Last year, the robot revolution came to Qualitetch. That’s when the small metal components manufacturer, located near London in a town called March, installed a robotic arm for picking up and loading metal sheets onto a conveyor belt. With a price tag of £5000, it came at a cost that the 38-employee company could afford—and, according to Commercial Manager Ashley Drew, performs its job about 30 percent to 50 percent faster than when completed by a human.
“It used to be done end-to-end by a person on the line and it wasn’t very efficient,” says Drew. In September, the company bought another one.
More small-to-medium-sized businesses (SMB) like Qualitetch are using robots in their factory operations. Certainly, expensive industrial robots, especially in the automotive sector, still comprise most of the overall robotics manufacturing market. But smaller, more agile brethren—equipment that littler manufacturers can afford—are making headway. That’s thanks to advances in software, sensors and vision systems. Plus, there’s an increasing number of affordable plug-and-play devices—items like grippers that are designed to be attached easily to robotic arms from other manufacturers.

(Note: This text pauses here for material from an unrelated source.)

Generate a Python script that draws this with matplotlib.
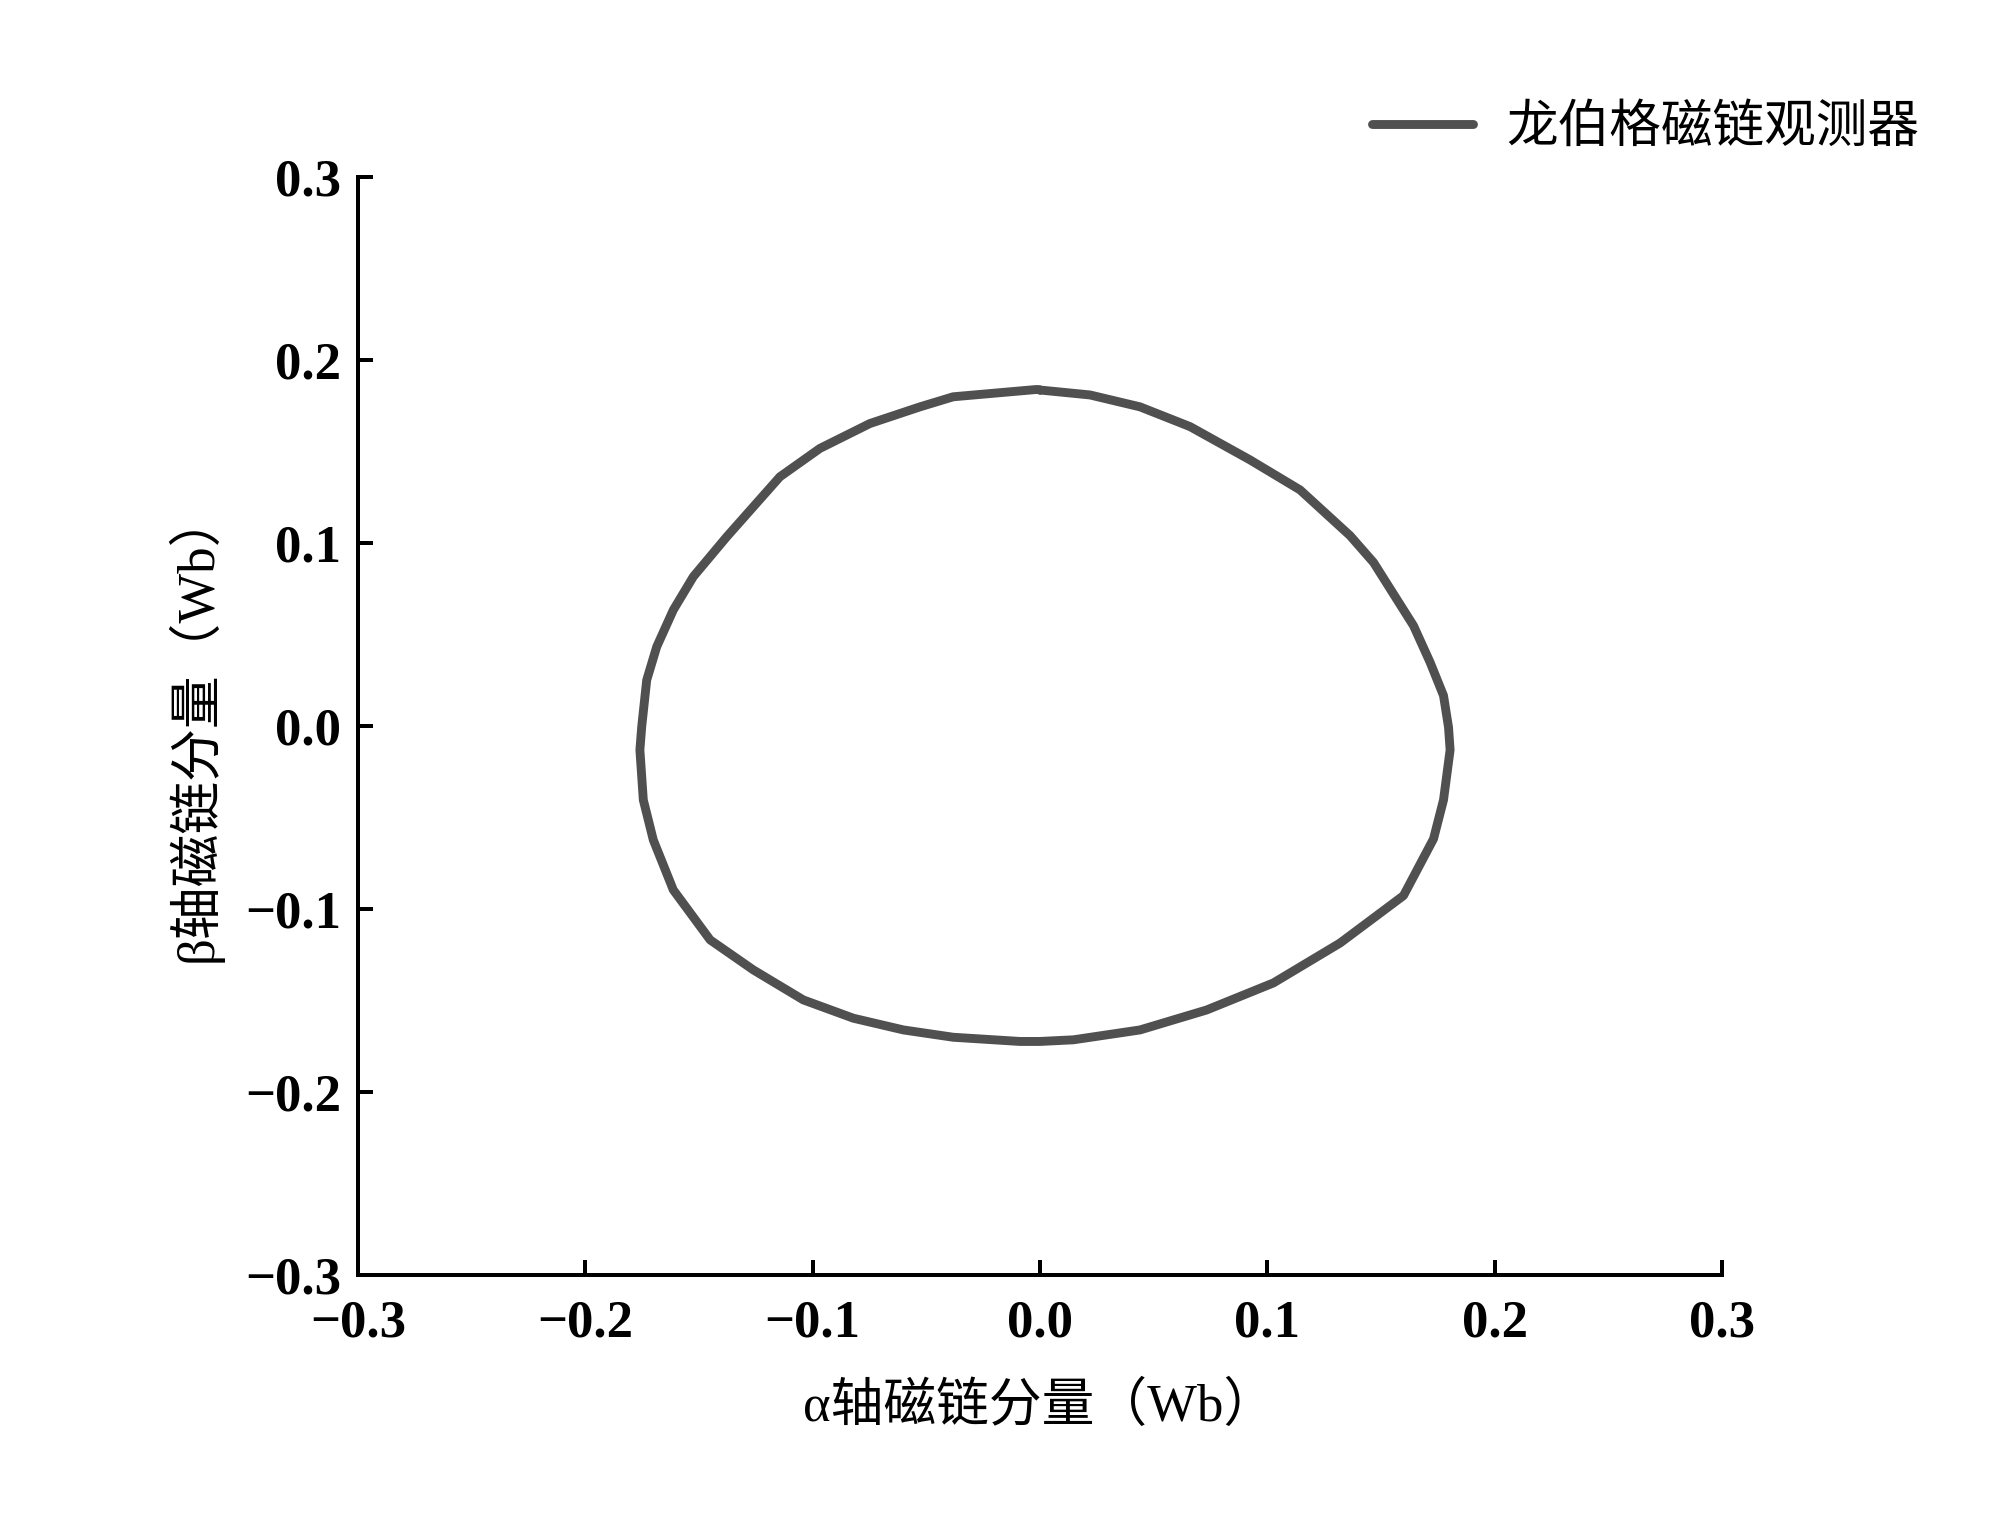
import numpy as np
import matplotlib
matplotlib.use("Agg")
import matplotlib.pyplot as plt

# flux trajectory, clockwise from the top
psi_alpha = [0.0, 0.022, 0.044, 0.066, 0.0924, 0.1144, 0.1364, 0.1467, 0.1643, 0.1716,
             0.1775, 0.1797, 0.1804, 0.1775, 0.1731, 0.1599, 0.1320, 0.1027, 0.0733,
             0.0440, 0.0147, 0.0, -0.0088, -0.0382, -0.0601, -0.0821, -0.1041, -0.1261,
             -0.1451, -0.1613, -0.1701, -0.1745, -0.1760, -0.1752, -0.1730, -0.1686,
             -0.1613, -0.1525, -0.1378, -0.1261, -0.1144, -0.0968, -0.0748, -0.0528,
             -0.0382, -0.0015, 0.0]
psi_beta = [0.1836, 0.1809, 0.1744, 0.1636, 0.1454, 0.1290, 0.1040, 0.0894, 0.0548, 0.0348,
            0.0166, -0.0007, -0.0131, -0.0404, -0.0617, -0.0927, -0.1186, -0.1404, -0.1552,
            -0.1661, -0.1715, -0.1724, -0.1724, -0.1701, -0.1661, -0.1597, -0.1497, -0.1333,
            -0.1169, -0.0896, -0.0623, -0.0404, -0.0131, -0.0004, 0.0251, 0.0433,
            0.0634, 0.0816, 0.1034, 0.1198, 0.1362, 0.1517, 0.1653, 0.1744,
            0.1799, 0.1839, 0.1836]

ticks = [-0.3, -0.2, -0.1, 0.0, 0.1, 0.2, 0.3]
tick_labels = ["\u22120.3", "\u22120.2", "\u22120.1", "0.0", "0.1", "0.2", "0.3"]
series_label = "龙伯格磁链观测器"

fam = ["Liberation Serif", "Noto Sans CJK SC"]
plt.rcParams["font.family"] = fam

fig = plt.figure(figsize=(10, 7.65), dpi=200)
ax = fig.add_axes([0.179, 0.1667, 0.682, 0.7176])

ax.plot(psi_alpha, psi_beta, color="#505050", lw=3.2, label=series_label,
        solid_capstyle="round", solid_joinstyle="round")

ax.set_xlim(-0.3, 0.3)
ax.set_ylim(-0.3, 0.3)
ax.set_xticks(ticks)
ax.set_xticklabels(tick_labels)
ax.set_yticks(ticks)
ax.set_yticklabels(tick_labels)
for lab in ax.get_xticklabels() + ax.get_yticklabels():
    lab.set_fontweight("bold")
    lab.set_fontsize(19)
    lab.set_family(["Liberation Serif", "DejaVu Sans"])

ax.tick_params(axis="x", direction="in", length=5.4, width=1.44, pad=9)
ax.tick_params(axis="y", direction="in", length=5.4, width=1.44, pad=6)
ax.spines["top"].set_visible(False)
ax.spines["right"].set_visible(False)
for s in ("left", "bottom"):
    ax.spines[s].set_linewidth(1.44)

ax.set_xlabel("α轴磁链分量（Wb）", fontsize=19, labelpad=12, family=fam)
ax.set_ylabel("β轴磁链分量（Wb）", fontsize=19, labelpad=8, family=fam)

fig.legend(loc="center left", bbox_to_anchor=(0.686, 0.9157),
           frameon=False, handlelength=1.95, handletextpad=0.65,
           borderaxespad=0, borderpad=0, prop={"family": fam, "size": 18.6})

fig.savefig("out.png", dpi=200, facecolor="white")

The action is especially heated in collaborative robots, known as cobots, lightweight devices which safely interact with people in a shared area or in close proximity. One study, by Markets and Markets, predicts growth in cobot sales from $10 million in 2018 to $12.3 billion in 2025.
Such robots are considerably more affordable than the traditional industrial kind, which generally cost $50,000 to $80,000 per unit. In addition, they offer small companies capabilities that can reduce mistakes, boost efficiency and eliminate deadly dull, monotonous tasks. One robotics supplier estimates that 95 percent of its robotics customers have just five robots or less.
One major appeal for SMBs is how much easier cobots are to set up, program, and start running. At Qualitetch, for example, it took employees 10 minutes to program their first robot and about two hours to get up and running. Through a process called programming-by-demonstration, employees can teach their cobots to perform certain activities and then repeat them on their own. That’s compared to the weeks or months it takes to install industrial robots, a process also requiring highly skilled engineers to do the programming.
Addressing workforce challenges is another big attraction. In today’s tight labor market, many SMBs can install robots to take over certain tasks, rather than searching for new hires.
“It allows them to grow the business with their existing workforce,” says Matt Minner, senior consultant technical services at Catalyst Connection, which provides consulting and training services to small manufacturers in southwestern Pennsylvania.
What they do
Generally, SMBs use robots to do specific tasks, rather than multiple activities.
“The challenge is finding a good fit—what aspect of the process can they automate to create a return,” says Minner.
Typically, that means automating production line activities repeated multiple times. The devices also often include a camera that can take pictures for quality control.
“They’re meant to do simple and boring things,” says Suryansh Chandra, co-founder of robotic arm manufacturer Automata. It just shipped its first products in 2019, aimed at companies with less than 100 employees that couldn’t afford robotics before.
See also: A wireless industrial revolution
Lowercase is one example of an SMB using robots. Founded five years ago, the Brooklyn-based company designs and manufactures acetate eyewear, sold mostly to wholesalers, using a highly labor-intensive, multi-step manufacturing process. Co-founders Brian Vallario and Gerard Masci installed a robotic arm from Universal Robots, attached to a gripper from Robotiq, to take care of one part of production: The robot interfaces with a CNC machine that turns plastic sheets into frames and then places them into a bucket.
Like other short-staffed SMBs, Lowercase has found that introducing robots has freed up personnel to focus on more complex tasks they wouldn’t otherwise have the time for. With just five employees, according to Vallario, he would have had to take care of the time-consuming process the robot performs.
“I would need to stand at the machine and load it all day,” says Vallario, who programmed the robot himself. Now, he says it allows him to focus on design and other production tasks.
Robots, in fact, were essential to his company’s launch. With little to no previous manufacturing experience, Vallario, an architect, and Masci, a finance expert, spent two years researching the process.
“Using robotics was a big driving force,” Vallario. “I would say we made the decision to use robots even before we had a lease on a manufacturing space.”